Massachusetts announced Monday that it will refuse to join the federal government’s Secure Communities initiative, becoming the latest state to balk at the Obama administration’s key anti-illegal immigration program designed to target gang members and violent felons for deportation.
Following on the heels of Illinois and New York, which this year said they would try to opt out of the program, the move signals growing discontent from usually reliable Democratic territory over President Obama’s immigration policy, which is now drawing fire from both sides of the aisle.
“The governor and I are dubious of the commonwealth taking on the federal role of immigration enforcement,” Massachusetts Public Safety Secretary Mary Elizabeth Heffernan wrote to U.S. Immigration and Customs Enforcement, the division of the Homeland Security Department that runs the program.
It comes as more states are challenging the Obama administration’s immigration efforts. From the right, Arizona has led a battle to empower local police to check immigration status, while the rebellion against Secure Communities highlights concerns from the left that Mr. Obama is deporting record numbers of illegal immigrants, many of whom do not have the extensive criminal records on which the president has said he wants to focus.
But it was unclear whether Massachusetts has any option. Secure Communities operates on fingerprints that local law enforcement agencies send to the FBI every time someone is arrested and booked. Homeland Security officials say they retain the right to run them through immigration databases to see whether there are illegal immigrants who should be prioritized for deportation.
“The federal government, not the state or local law enforcement agency, determines what immigration enforcement action, if any, is appropriate,” ICE spokeswoman Nicole A. Navas said. “Only federal officers make immigration decisions, and they do so only after an individual is arrested for a criminal violation of state law, separate and apart from any violations of immigration law.”
ICE says that about 42 percent of states and localities are part of the program and that the entire country will be covered by 2013.
As of May 31, just one Massachusetts locale, Suffolk County, participated in Secure Communities. Half of New York’s 62 counties, and about a quarter of Illinois’ counties were signed up.
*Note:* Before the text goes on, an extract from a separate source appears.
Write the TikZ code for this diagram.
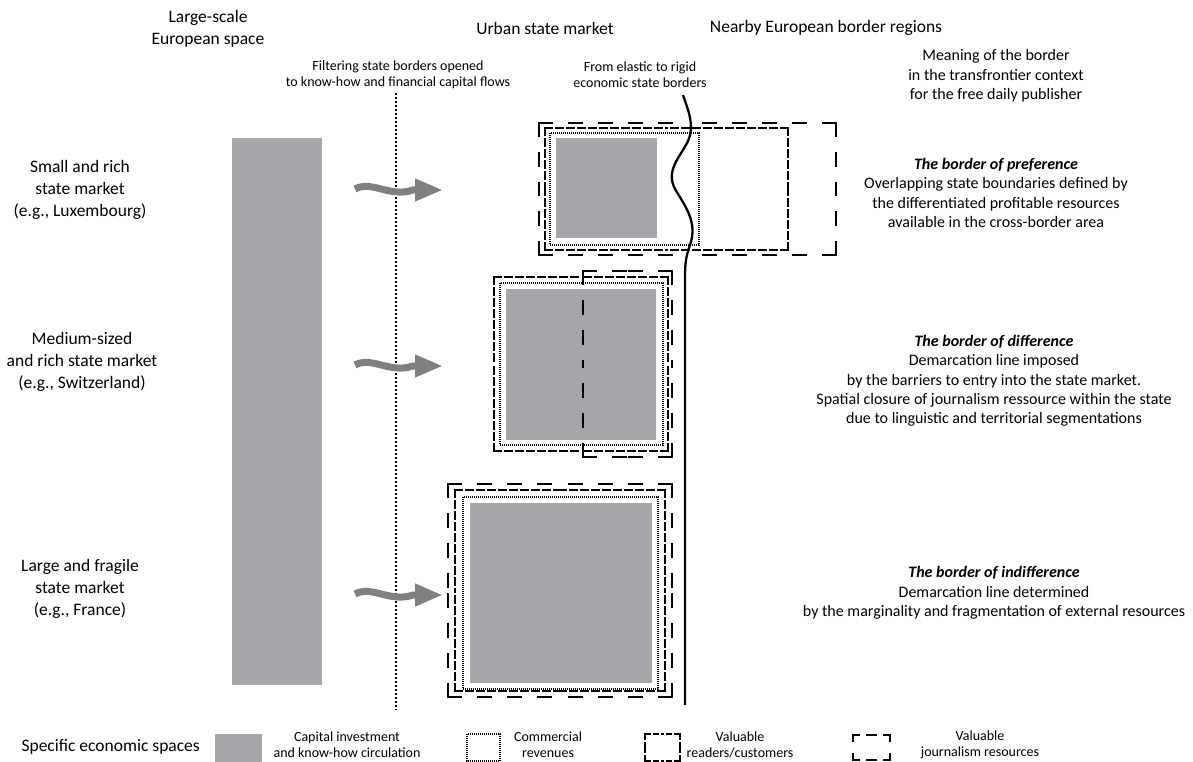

Through March 31, ICE said the program had resulted in the identifications of 151,590 criminal aliens and 77,160 of their deportations.
That has helped bolster the record level of deportations, which Mr. Obama has touted as a major step in changing immigration enforcement away from going after rank-and-file immigrants and toward criminals.
Immigration advocates, though, say the program is leading to deportations of illegal immigrants who have no criminal records, but whom the federal government targets once they are arrested on minor charges.
Overall in fiscal year 2010, ICE deported 392,862 aliens, and 195,772 had criminal records while 197,090 did not.
The rebellion against Secure Communities is spreading rapidly. Hispanic members of Congress have challenged the program’s direction, and this week Los Angeles’ city council is slated to hear testimony on a resolution condemning the program.
From within the administration, Homeland Security’s inspector general has announced an investigation into whether the program does strive “to identify and remove dangerous criminal aliens” from the U.S., or strays beyond that.
Rep. Zoe Lofgren of California, the ranking Democrat on the House Judiciary Committee’s immigration subcommittee, has asked the inspector general to also look at whether administration officials misled localities about the ability to opt out.
ICE fired one contractor who had written emails indicating that opting out was an option, but Ms. Lofgren said administration officials themselves, including Homeland Security Secretary Janet Napolitano, had indicated the same thing. The fired contractor, Dan Cadman, has written his own letter to Ms. Lofgren charging that ICE officials used him as a scapegoat, and that it was they, not he, who tried to mislead.
“It comes down to this: ICE painted itself into a corner and needed someone to blame,” he wrote.
Democrats are torn over the program. Some want to end the program, while others argue that it should be mended so that it truly targets criminal aliens.
Overall support in Congress for enforcement measures continues to be strong.
Last week, the House, while debating the Homeland Security spending bill, adopted several amendments to strengthen enforcement, and easily turned back an amendment to restrict the 287(g) program, which is a voluntary agreement between localities and the federal government to train police to help enforce immigration law.
The clash between states and the federal government has grown heated over the past few years, beginning with Arizona’s decision to require all employers to check their new hires against a voluntary federal database for work eligibility. Arizona enacted another law last year that would have given police broader powers to check immigration status.
The police powers law has been mostly blocked by the courts, but late last month the Supreme Court upheld Arizona’s employment database checks law.
On Monday, the Supreme Court directed a federal appeals court to revisit its decision overturning a local employment-checks ordinance in Hazleton, Pa., in light of the ruling on Arizona.